Find every line in the records that holds the string "full". Copy each one.

(Charts and diagrams as code)
— BEGIN —

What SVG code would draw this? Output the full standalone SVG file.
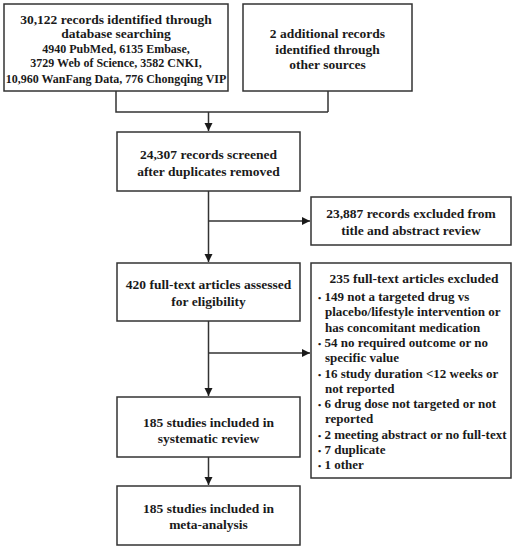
<svg xmlns="http://www.w3.org/2000/svg" width="516" height="550" viewBox="0 0 516 550">
<style>
.box{fill:#fff;stroke:#333;stroke-width:1.5}
.t{font-family:"Liberation Serif","Times New Roman",serif;font-weight:bold;font-size:13.5px;fill:#1a1a1a;text-anchor:middle}
.s{font-size:12px}
.l{font-family:"Liberation Serif","Times New Roman",serif;font-weight:bold;font-size:13px;fill:#1a1a1a}
.b{font-size:9px}
.c{fill:none;stroke:#333;stroke-width:1.5}
</style>
<defs>
<marker id="ah" markerUnits="userSpaceOnUse" markerWidth="9" markerHeight="9" refX="8" refY="4" orient="auto">
<path d="M0,0 L8,4 L0,8 z" fill="#1a1a1a"/>
</marker>
</defs>
<rect width="516" height="550" fill="#fff"/>
<g id="connectors">
<path class="c" d="M116,91 V112 H328 M328,91 V112"/>
<path class="c" d="M208.5,112 V131" marker-end="url(#ah)"/>
<path class="c" d="M208.5,191 V262" marker-end="url(#ah)"/>
<path class="c" d="M208.5,221 H310" marker-end="url(#ah)"/>
<path class="c" d="M208.5,321 V396" marker-end="url(#ah)"/>
<path class="c" d="M208.5,353 H310" marker-end="url(#ah)"/>
<path class="c" d="M208.5,457 V485" marker-end="url(#ah)"/>
</g>
<g id="n1">
<rect class="box" x="4" y="4" width="224" height="87"/>
<text class="t" x="116" y="24">30,122 records identified through</text>
<text class="t" x="116" y="38">database searching</text>
<text class="t s" x="116" y="53">4940 PubMed, 6135 Embase,</text>
<text class="t s" x="116" y="67">3729 Web of Science, 3582 CNKI,</text>
<text class="t s" x="116" y="83">10,960 WanFang Data, 776 Chongqing VIP</text>
</g>
<g id="n2">
<rect class="box" x="243" y="4" width="169" height="87"/>
<text class="t" x="327.5" y="38">2 additional records</text>
<text class="t" x="327.5" y="54">identified through</text>
<text class="t" x="327.5" y="69">other sources</text>
</g>
<g id="n3">
<rect class="box" x="117" y="132" width="183" height="59"/>
<text class="t" x="208.5" y="159">24,307 records screened</text>
<text class="t" x="208.5" y="176">after duplicates removed</text>
</g>
<g id="n4">
<rect class="box" x="311" y="197" width="200" height="48"/>
<text class="t" x="411" y="218">23,887 records excluded from</text>
<text class="t" x="411" y="235">title and abstract review</text>
</g>
<g id="n5">
<rect class="box" x="117" y="263" width="183" height="58"/>
<text class="t" x="208.5" y="289">420 full-text articles assessed</text>
<text class="t" x="208.5" y="306">for eligibility</text>
</g>
<g id="n6">
<rect class="box" x="311" y="263" width="200" height="215"/>
<text class="t" x="414" y="283">235 full-text articles excluded</text>
<text class="l" x="318" y="301"><tspan class="b">•</tspan> 149 not a targeted drug vs</text>
<text class="l" x="325" y="316.3">placebo/lifestyle intervention or</text>
<text class="l" x="325" y="331.6">has concomitant medication</text>
<text class="l" x="318" y="346.9"><tspan class="b">•</tspan> 54 no required outcome or no</text>
<text class="l" x="325" y="362.2">specific value</text>
<text class="l" x="318" y="377.5"><tspan class="b">•</tspan> 16 study duration &lt;12 weeks or</text>
<text class="l" x="325" y="392.8">not reported</text>
<text class="l" x="318" y="408.1"><tspan class="b">•</tspan> 6 drug dose not targeted or not</text>
<text class="l" x="325" y="423.4">reported</text>
<text class="l" x="318" y="438.7"><tspan class="b">•</tspan> 2 meeting abstract or no full-text</text>
<text class="l" x="318" y="454"><tspan class="b">•</tspan> 7 duplicate</text>
<text class="l" x="318" y="469.3"><tspan class="b">•</tspan> 1 other</text>
</g>
<g id="n7">
<rect class="box" x="117" y="397" width="183" height="60"/>
<text class="t" x="208.5" y="427">185 studies included in</text>
<text class="t" x="208.5" y="443">systematic review</text>
</g>
<g id="n8">
<rect class="box" x="117" y="486" width="183" height="59"/>
<text class="t" x="208.5" y="513">185 studies included in</text>
<text class="t" x="208.5" y="529">meta-analysis</text>
</g>
</svg>
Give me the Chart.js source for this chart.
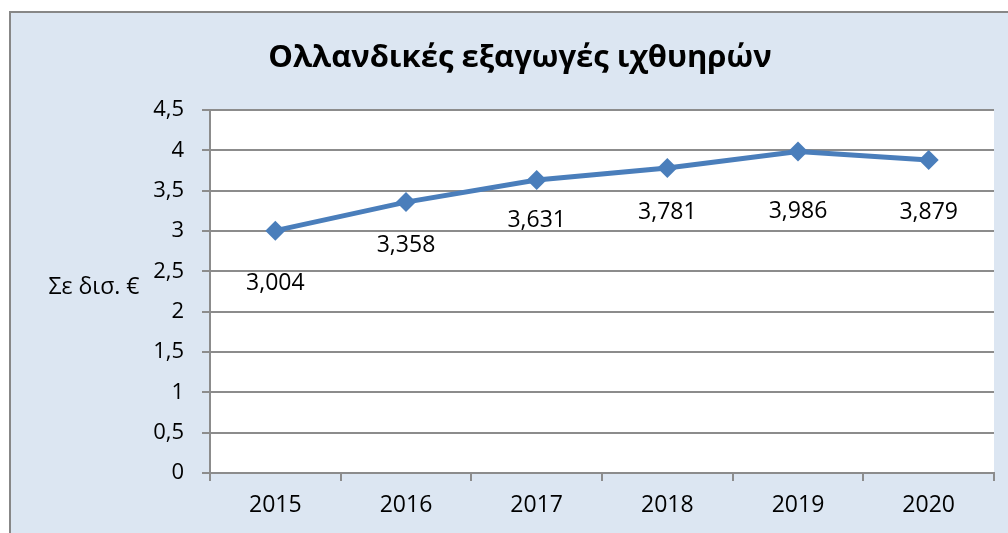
<!DOCTYPE html>
<html>
<head>
<meta charset="utf-8">
<script src="https://cdn.jsdelivr.net/npm/chart.js@4.4.0/dist/chart.umd.min.js"></script>
<style>
  html, body { margin: 0; padding: 0; background: #ffffff; }
  #wrap { width: 1008px; height: 533px; position: relative; }
</style>
</head>
<body>
<div id="wrap"><canvas id="fishChart" width="1008" height="533"></canvas></div>
<script>
var years = ["2015", "2016", "2017", "2018", "2019", "2020"];
var exportValues = [3.004, 3.358, 3.631, 3.781, 3.986, 3.879];
var valueLabels = ["3,004", "3,358", "3,631", "3,781", "3,986", "3,879"];
var chartTitle = "Ολλανδικές εξαγωγές ιχθυηρών";
var yAxisTitle = "Σε δισ. €";

// label offsets below each point (px), placed by hand in the original
var labelDrop = [53, 43, 40, 44, 60, 52];

var fontFamily = "'Open Sans', 'Noto Sans', sans-serif";

var framePlugin = {
    id: 'frame',
    beforeDraw: function(chart) {
        var ctx = chart.ctx;
        var area = chart.chartArea;
        ctx.save();
        ctx.fillStyle = "#dce6f2";
        ctx.fillRect(9, 11, chart.width, chart.height);
        ctx.strokeStyle = "#878787";
        ctx.lineWidth = 2;
        ctx.beginPath();
        ctx.moveTo(10, chart.height + 5);
        ctx.lineTo(10, 12);
        ctx.lineTo(chart.width + 5, 12);
        ctx.stroke();
        ctx.fillStyle = "#ffffff";
        ctx.fillRect(area.left, area.top, area.right - area.left, area.bottom - area.top);

        ctx.fillStyle = "#000000";
        ctx.textAlign = "center";
        ctx.textBaseline = "middle";
        ctx.font = "bold 31px " + fontFamily;
        ctx.fillText(chartTitle, 520, 58);
        ctx.font = "23px " + fontFamily;
        ctx.fillText(yAxisTitle, 94, 287);
        ctx.restore();
    },
    afterDatasetsDraw: function(chart) {
        var ctx = chart.ctx;
        var meta = chart.getDatasetMeta(0);
        ctx.save();
        ctx.fillStyle = "#000000";
        ctx.textAlign = "center";
        ctx.textBaseline = "middle";
        ctx.font = "23px " + fontFamily;
        meta.data.forEach(function(pt, i) {
            ctx.fillText(valueLabels[i], pt.x, pt.y + labelDrop[i]);
        });
        ctx.restore();
    }
};

var gridColor = "#8c8c8c";

var fishChart = new Chart(document.getElementById("fishChart"), {
    type: 'line',
    data: {
        labels: years,
        datasets: [{
            data: exportValues,
            borderColor: "#4a7ebb",
            backgroundColor: "#4a7ebb",
            borderWidth: 5,
            pointStyle: 'rectRot',
            pointRadius: 10,
            pointHoverRadius: 10,
            pointBorderWidth: 0,
            tension: 0,
            fill: false
        }]
    },
    options: {
        responsive: false,
        animation: false,
        events: [],
        layout: { padding: { left: 10, right: 14, top: 110, bottom: 10 } },
        plugins: {
            legend: { display: false },
            tooltip: { enabled: false }
        },
        scales: {
            x: {
                offset: true,
                grid: {
                    offset: true,
                    drawOnChartArea: false,
                    drawTicks: true,
                    tickLength: 8,
                    color: gridColor,
                    lineWidth: 2
                },
                border: { color: gridColor, width: 2 },
                ticks: {
                    color: "#000000",
                    font: { family: fontFamily, size: 23 },
                    padding: 11
                },
                afterFit: function(scale) { scale.height = 50; }
            },
            y: {
                min: 0,
                max: 4.5,
                ticks: {
                    stepSize: 0.5,
                    color: "#000000",
                    font: { family: fontFamily, size: 22 },
                    padding: 18,
                    callback: function(v) { return String(v).replace('.', ','); }
                },
                grid: {
                    color: gridColor,
                    lineWidth: 2,
                    tickLength: 8
                },
                border: { color: gridColor, width: 2 },
                afterFit: function(scale) { scale.width = 200; }
            }
        }
    },
    plugins: [framePlugin]
});
</script>
</body>
</html>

— END —

[Result of this task]
What SVG code would draw this? Output the full standalone SVG file.
<text class="t" x="208.5" y="289">420 full-text articles assessed</text>
<text class="t" x="414" y="283">235 full-text articles excluded</text>
<text class="l" x="318" y="438.7"><tspan class="b">•</tspan> 2 meeting abstract or no full-text</text>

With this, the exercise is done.